The Russian leader has tightened his grip on power at home by avoiding an end to the war in Ukraine

- Giles Whittell

En route to Alaska, Vladimir Putin stopped at a fish oil plant in what used to be the capital of Stalin's Siberian gulag. Putin packed in four other local visits then flew on to attend to US-Russia relations, his spokesman said, almost as if they were an afterthought.

They were anything but. For more than eight months, the Kremlin has planned meticulously to resolve a potentially disastrous tension between the need to accommodate a new US president determined to garland himself in the laurels of a peacemaker and the need to go on fighting until Putin can claim victory in Ukraine. So far, he has succeeded on both fronts.

Putin and Donald Trump have been speaking on the phone on average once a month since January. In February, their foreign ministers met in Riyadh to agree on the Arctic and energy as potential areas of cooperation. In April, Kirill Dmitriev, head of Russia's sovereign wealth fund and a key go-between with the new US administration, flew to Washington for private talks with Steve Witkoff, Trump's special envoy.

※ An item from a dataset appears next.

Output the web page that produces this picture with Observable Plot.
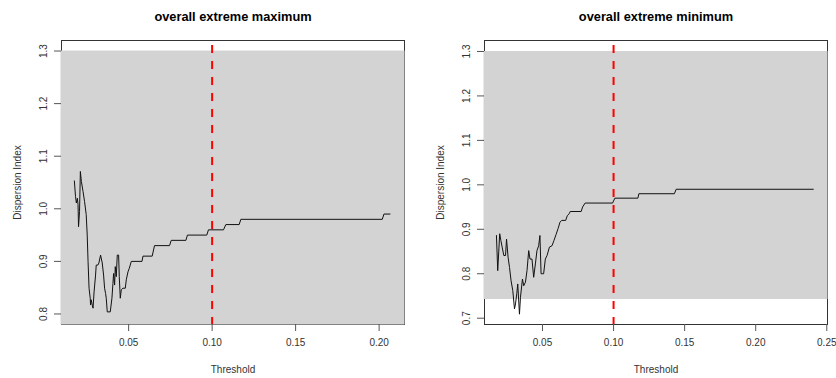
<!DOCTYPE html>
<html>
<head>
<meta charset="utf-8">
<script src="https://cdn.jsdelivr.net/npm/d3@7"></script>
<script src="https://cdn.jsdelivr.net/npm/@observablehq/plot@0.6"></script>
<style>
  html, body { margin: 0; padding: 0; background: white; }
  #wrap { display: flex; width: 836px; height: 378px; }
</style>
</head>
<body>
<div id="wrap"></div>
<script>
// ---- Data: panel 1, overall extreme maximum ----
const maxTitle = "overall extreme maximum";
const maxThreshold = [0.0175, 0.0182, 0.0187, 0.0193, 0.0197, 0.0200, 0.0206, 0.0211, 0.0217, 0.0227,
  0.0236, 0.0246, 0.0252, 0.0257, 0.0263, 0.0270, 0.0272, 0.0276, 0.0282, 0.0287,
  0.0293, 0.0302, 0.0306, 0.0316, 0.0322, 0.0332, 0.0342, 0.0350, 0.0356, 0.0362,
  0.0366, 0.0372, 0.0390, 0.0400, 0.0406, 0.0410, 0.0416, 0.0420, 0.0426, 0.0432,
  0.0440, 0.0444, 0.0450, 0.0456, 0.0466, 0.0480, 0.0486, 0.0496, 0.0504, 0.0516,
  0.0580, 0.0586, 0.0641, 0.0655, 0.0745, 0.0755, 0.0843, 0.0852, 0.0968, 0.0978,
  0.1068, 0.1082, 0.1162, 0.1172, 0.2019, 0.2029, 0.2065];
const maxDispersion = [1.053, 1.023, 1.011, 1.020, 1.008, 0.966, 0.995, 1.071, 1.052, 1.033,
  1.014, 0.989, 0.950, 0.900, 0.849, 0.830, 0.817, 0.827, 0.817, 0.811,
  0.842, 0.874, 0.893, 0.893, 0.897, 0.912, 0.897, 0.874, 0.849, 0.839,
  0.830, 0.804, 0.804, 0.830, 0.858, 0.877, 0.855, 0.890, 0.871, 0.912,
  0.912, 0.871, 0.830, 0.846, 0.849, 0.849, 0.865, 0.880, 0.887, 0.900,
  0.900, 0.910, 0.910, 0.930, 0.930, 0.940, 0.940, 0.950, 0.950, 0.960,
  0.960, 0.970, 0.970, 0.980, 0.980, 0.990, 0.990];
const maxBandLower = [0.75];
const maxBandUpper = [1.30];
const maxXTicks = [0.05, 0.10, 0.15, 0.20];
const maxYTicks = [0.8, 0.9, 1.0, 1.1, 1.2, 1.3];
const maxXDomain = [0.0098, 0.2152];
const maxYDomain = [0.78, 1.32];

// ---- Data: panel 2, overall extreme minimum ----
const minTitle = "overall extreme minimum";
const minThreshold = [0.0176, 0.0185, 0.0199, 0.0207, 0.0216, 0.0228, 0.0240, 0.0247, 0.0258, 0.0268,
  0.0279, 0.0291, 0.0303, 0.0310, 0.0319, 0.0326, 0.0338, 0.0345, 0.0359, 0.0368,
  0.0380, 0.0391, 0.0403, 0.0412, 0.0426, 0.0438, 0.0450, 0.0461, 0.0473, 0.0482,
  0.0490, 0.0508, 0.0520, 0.0532, 0.0549, 0.0567, 0.0581, 0.0595, 0.0610, 0.0623,
  0.0635, 0.0663, 0.0675, 0.0688, 0.0695, 0.0772, 0.0782, 0.0800, 0.0993, 0.1009,
  0.1171, 0.1178, 0.1428, 0.1440, 0.2405];
const minDispersion = [0.886, 0.807, 0.890, 0.875, 0.860, 0.841, 0.841, 0.878, 0.837, 0.814,
  0.784, 0.762, 0.721, 0.732, 0.755, 0.777, 0.709, 0.747, 0.788, 0.773,
  0.781, 0.807, 0.852, 0.833, 0.833, 0.792, 0.822, 0.852, 0.863, 0.886,
  0.800, 0.800, 0.833, 0.841, 0.860, 0.863, 0.875, 0.888, 0.902, 0.916,
  0.920, 0.920, 0.931, 0.935, 0.940, 0.940, 0.950, 0.959, 0.959, 0.970,
  0.970, 0.980, 0.980, 0.990, 0.990];
const minBandLower = [0.742];
const minBandUpper = [1.30];
const minXTicks = [0.05, 0.10, 0.15, 0.20, 0.25];
const minYTicks = [0.7, 0.8, 0.9, 1.0, 1.1, 1.2, 1.3];
const minXDomain = [0.0092, 0.2505];
const minYDomain = [0.6858, 1.3247];

const chosenThreshold = [0.10];
const xLabel = "Threshold";
const yLabel = "Dispersion Index";

function panel(cfg) {
  const idx = d3.range(cfg.thr.length);
  const band = [{
    x1: cfg.xDomain[0], x2: cfg.xDomain[1],
    y1: Math.max(cfg.bandLower[0], cfg.yDomain[0]), y2: cfg.bandUpper[0],
    clipBottom: cfg.bandLower[0] <= cfg.yDomain[0]
  }];
  return Plot.plot({
    width: 418,
    height: 378,
    marginLeft: cfg.ml,
    marginRight: cfg.mr,
    marginTop: 40,
    marginBottom: 54,
    style: {fontFamily: "'Liberation Sans', Arial, sans-serif", fontSize: "10px", background: "white", overflow: "visible"},
    x: {domain: cfg.xDomain},
    y: {domain: cfg.yDomain},
    marks: [
      Plot.frame({stroke: "#333", strokeWidth: 1}),
      Plot.rect(band, {x1: "x1", x2: "x2", y1: "y1", y2: "y2", fill: "#d3d3d3",
        insetLeft: -0.5, insetRight: -0.5, insetBottom: band[0].clipBottom ? -0.5 : 0}),
      Plot.axisX({ticks: cfg.xTicks, tickSize: 7, tickPadding: 7, tickFormat: d3.format(".2f"),
        label: null, stroke: "#555", fill: "#333", fontSize: 10}),
      Plot.axisY({ticks: cfg.yTicks, tickSize: 7, tickFormat: () => "", label: null, stroke: "#555"}),
      Plot.text(cfg.yTicks, {y: d => d, frameAnchor: "left", dx: -18, rotate: -90,
        text: d => d3.format(".1f")(d), textAnchor: "middle", lineAnchor: "middle", fill: "#333", fontSize: 10}),
      Plot.line(idx, {x: i => cfg.thr[i], y: i => cfg.disp[i], stroke: "#111", strokeWidth: 1}),
      Plot.ruleX(chosenThreshold, {x: d => d, stroke: "#ff0000", strokeWidth: 2,
        strokeDasharray: "8,8", strokeDashoffset: 11}),
      Plot.text([cfg.title], {frameAnchor: "top", dy: -23.4, text: d => d, fontWeight: "bold",
        fontSize: 12.8, fill: "#000", lineAnchor: "middle"}),
      Plot.text([xLabel], {frameAnchor: "bottom", dy: 45.5, text: d => d, fontSize: 10,
        fill: "#333", lineAnchor: "middle"}),
      Plot.text([yLabel], {frameAnchor: "left", dx: -44, rotate: -90, text: d => d, fontSize: 10,
        fill: "#333", lineAnchor: "middle", textAnchor: "middle"})
    ]
  });
}

const wrap = document.getElementById("wrap");
wrap.append(panel({title: maxTitle, thr: maxThreshold, disp: maxDispersion,
  bandLower: maxBandLower, bandUpper: maxBandUpper, xTicks: maxXTicks, yTicks: maxYTicks,
  xDomain: maxXDomain, yDomain: maxYDomain, ml: 61, mr: 14}));
wrap.append(panel({title: minTitle, thr: minThreshold, disp: minDispersion,
  bandLower: minBandLower, bandUpper: minBandUpper, xTicks: minXTicks, yTicks: minYTicks,
  xDomain: minXDomain, yDomain: minYDomain, ml: 66, mr: 9}));
</script>
</body>
</html>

Throughout, according to the author Simon Shuster, Trump was in touch with the Kremlin via a second and more surprising - interlocutor, Alexander Lukashenko, the president of Belarus.

It was to Lukashenko often called "Europe's last dictator" - that Trump placed one of his final calls on Friday before touching down outside Anchorage at Joint Base Elmendorf-Richardson. Ostensibly, the point of the call was to thank his counterpart for releasing 16 political prisoners. For Lukashenko, the point, as ever, was to insist Putin was serious about peace, however much his drone and rocket attacks on Ukraine suggested otherwise.